Furthermore, gender stereotypes about the sort of employment women and men are suited for, discourage women from pursuing non-traditional female careers. One way to bring women into the formal economy is for women to gain more employability skills, as well as the confidence to seek formal employment.

COL has been working to improve women’s livelihood options and break gender stereotypes. For example, through our Lifelong Learning for Farmers programme, we have been working with farming communities in Asia, Africa and the Caribbean to improve rural women’s entrepreneurial skills; facilitate their access to relevant learning opportunities and productive resources, such as microcredit; and increase their household food security.

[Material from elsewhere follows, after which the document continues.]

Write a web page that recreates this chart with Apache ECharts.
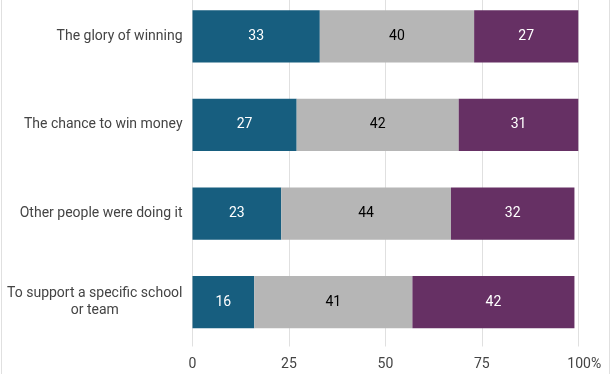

Through our Technical and Vocational Skills Development programme, COL has been collaborating with partner institutions in Africa to increase girls’ and women’s participation in technical vocational education and training, particularly in non-traditional areas for females such as marine engineering.

On the one hand, great progress in increasing women’s political representation has been made. On the other hand, there are still several countries in the Commonwealth where women have not been able to secure a more proportionate share in decision-making power. Rwanda, boasting a parliament comprised of 64% women, remains an extreme anomaly. Some other countries like South Africa and Seychelles are close to having equal representation of women and men in parliament, with 42% female representation and 44% female representation respectively.

Yet, women’s representation in decision-making bodies in many Commonwealth countries still remains at relatively low levels. To illustrate, according to a 2014 World Bank report, there were no women in the Vanuatu national parliament.

Barriers to women’s participation in decision-making bodies include socially-determined household responsibilities and child-rearing; attitudes and beliefs that political participation is a male domain; women’s relatively lower levels of literacy and education in many contexts; a lack of mentorship and confidence; and limited resources for campaigning and pursuing political office. As a measure, some Commonwealth countries have implemented quotas and have had success in increasing women’s political representation. Therefore, encouraging women to pursue political careers needs to come as much from the top-down as the bottom-up.

Although women in the Commonwealth face many barriers to empowerment, there is reason to be hopeful. Increased literacy levels and the wide ratification of CEDAW (the Convention on the Elimination of All Forms of Discrimination against Women are some positive developments. COL will continue to support women’s empowerment to bring about improvements in women’s lives and strive towards gender equality and equity.